Babies R Us seemed like a logical place for The Quick Split when I began this journey. I met a buyer at the ABC Kids Expo in October of 2011 who was interested in my product and gave me her business card. I communicated with that buyer for several months before hearing that they weren't ready to carry it in their stores, but they would definitely like to carry it on their website. So I had two options: I could either drop ship it myself for them (the customer orders, BRU sends me an email with order information, and I package and ship directly to the customer) or I could work with a distribution company to drop ship for me. Working with a distributor would mean that they order inventory from me, warehouse it, and ship directly to the BRU customer when an order is placed. While this option would obviously be easier for me (I wouldn't do any shipping), it also means the distributor would get a cut of the profits. Since I was operating on a shoestring budget, I decided to drop ship myself.

This decision set off a chain reaction of hoops I had to jump through. Since I chose to drop ship myself, I was required to become a Toys R Us / Babies R Us vendor. To be a vendor, TRU/BRU requires you to carry a $5 million insurance policy and be EDI (Electronic Data Interchange) capable. They require a lot of other things too, but these were the two biggies for me. I feverishly started researching EDI companies and getting quotes. I knew this would be an added cost, but it was one I was willing to absorb in order to do business with such a big company. This was all happening in late 2012 when I still thought my vision of success included big box retail. The other huge increase in cost was the $5 million insurance requirement. This added another $1500 onto my operating cost per year, but again – I hoped it would be worth it when I was selling with Babies R Us. 

So at this point, it's December of 2012 and I had about fourteen months of my time invested in this slow process.

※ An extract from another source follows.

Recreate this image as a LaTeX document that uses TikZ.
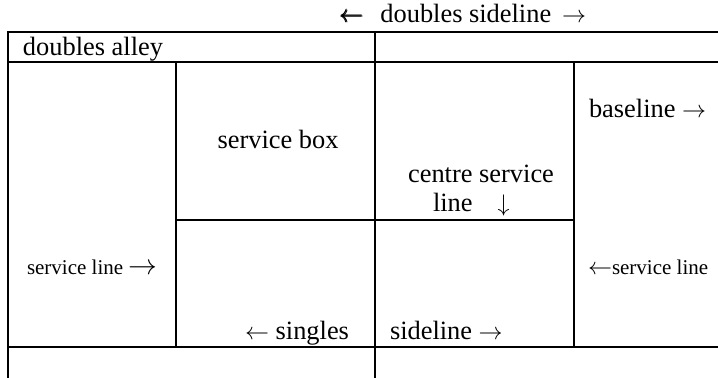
\documentclass[tikz,border=0pt]{standalone}
\usepackage{amsmath}
\usepackage{fontspec}
\setmainfont{Liberation Serif}
\tikzset{
  court/.style={line width=1pt, line cap=rect},
  lbl/.style={inner sep=0pt, outer sep=0pt, font=\fontsize{13.2}{15}\selectfont},
  smalllbl/.style={inner sep=0pt, outer sep=0pt, font=\fontsize{10.5}{12}\selectfont}
}
\begin{document}
\begin{tikzpicture}[x=0.5pt, y=-0.5pt]
\useasboundingbox (0,0) rectangle (718,377);
% coordinates of the court lines
\coordinate (tl) at (8,32);
\coordinate (tr) at (718,32);
\coordinate (al) at (8,62);
\coordinate (ar) at (718,62);
\coordinate (bl) at (8,347);
\coordinate (br) at (718,347);
\coordinate (lb) at (8,377);
\coordinate (ct) at (375,32);
\coordinate (cb) at (375,377);
\coordinate (sl1) at (176,62);
\coordinate (sl2) at (176,347);
\coordinate (sr1) at (574,62);
\coordinate (sr2) at (574,347);
\coordinate (svl) at (176,220);
\coordinate (svr) at (574,220);
\draw[court] (tl) -- (tr);
\draw[court] (al) -- (ar);
\draw[court] (bl) -- (br);
\draw[court] (tl) -- (lb);
\draw[court] (ct) -- (cb);
\draw[court] (sl1) -- (sl2);
\draw[court] (sr1) -- (sr2);
\draw[court] (svl) -- (svr);
% labels
\node[lbl, anchor=base west] (dsl) at (340,22) {$\pmb{\leftarrow}$\hspace{8.2pt}doubles sideline\hspace{5.5pt}$\rightarrow$};
\node[lbl, anchor=base west] (da) at (23,55) {doubles alley};
\node[lbl, anchor=base] (sb) at (278,148) {service box};
\node[lbl, anchor=base] (csl1) at (481,182) {centre service};
\node[lbl, anchor=base west] (csl2) at (433,211) {line\hspace{12.5pt}$\downarrow$};
\node[lbl, anchor=base west] (bsl) at (589,117) {baseline $\rightarrow$};
\node[smalllbl, anchor=base west] (svlL) at (27,274) {service line {\fontsize{14}{15}\selectfont$\rightarrow$}};
\node[smalllbl, anchor=base west] (svlR) at (588,274) {{\fontsize{12.5}{15}\selectfont$\leftarrow$}service line};
\node[lbl, anchor=base east] (sng) at (349,339) {$\leftarrow$ singles};
\node[lbl, anchor=base west] (sdl) at (390,339) {sideline $\rightarrow$};
\end{tikzpicture}
\end{document}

I added the increased insurance to my plan, because I was required to submit a certificate of insurance with all of the other documentation. I had selected an EDI company and was ready to run with that. I was excited about all of this, but at the same time wondering if my sales would be high enough to cover all of these added costs.  

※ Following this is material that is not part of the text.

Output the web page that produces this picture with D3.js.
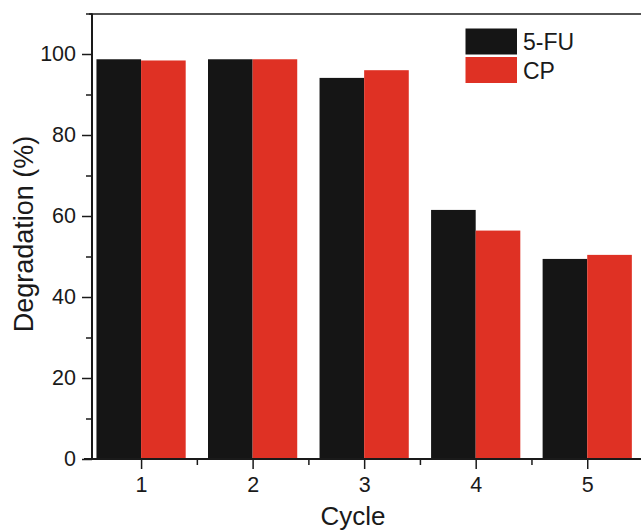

In January of 2013 I received my "welcome" email that everything was approved. I began trudging through the mountain of information with specifics about working with them. I received information outlining their EDI requirements. What I learned (after paying the extra money for insurance and spending what was now fifteen months working out details) was this: Babies R Us requires you to communicate with them through EDI multiple times a day, every day. More specifically, I would need to be sitting at my desk every day, all day or pay someone to do this piece for me. And all I could think was: are you kidding me?  Why had this information not been presented to me sooner in this process, perhaps before I shelled out the additional $1500 for insurance? Is this something I just should have known? Should have asked about? Should have researched better? I could not afford to be chained to my desk for one vendor, and I could not afford to pay anyone to do this for me. So I decided to chalk this up as a $1500, fifteen month lesson. Painful

I was sick to my stomach over this for a bit, and then I moved on. Quickly. I found a distribution company to work with – they purchased a case of inventory from me and would drop ship directly to any Toys R Us / Babies R Us customers who ordered off of their website. I shipped that small case (only 12 units – don't think it was a bigger deal than it was!) to the distributor in May of 2013, and my product was live shortly after that on the R Us website. And here we are, nine months later, and they have never reordered. It's still on their site, but I honestly have no idea why anyone would order there. I've learned that online customers generally find a product and then check amazon to see if it's available there with free shipping. And mine is. So who would order from R Us and pay shipping if you can order from amazon and get free shipping? Apparently no one since R Us has only sold at most 12 units in the last nine months, while I sold that many on amazon during the first couple of days in January alone.

It was an expensive lesson, but I'm glad I could cut my losses and move on.  

Sometimes you win, sometimes you learn.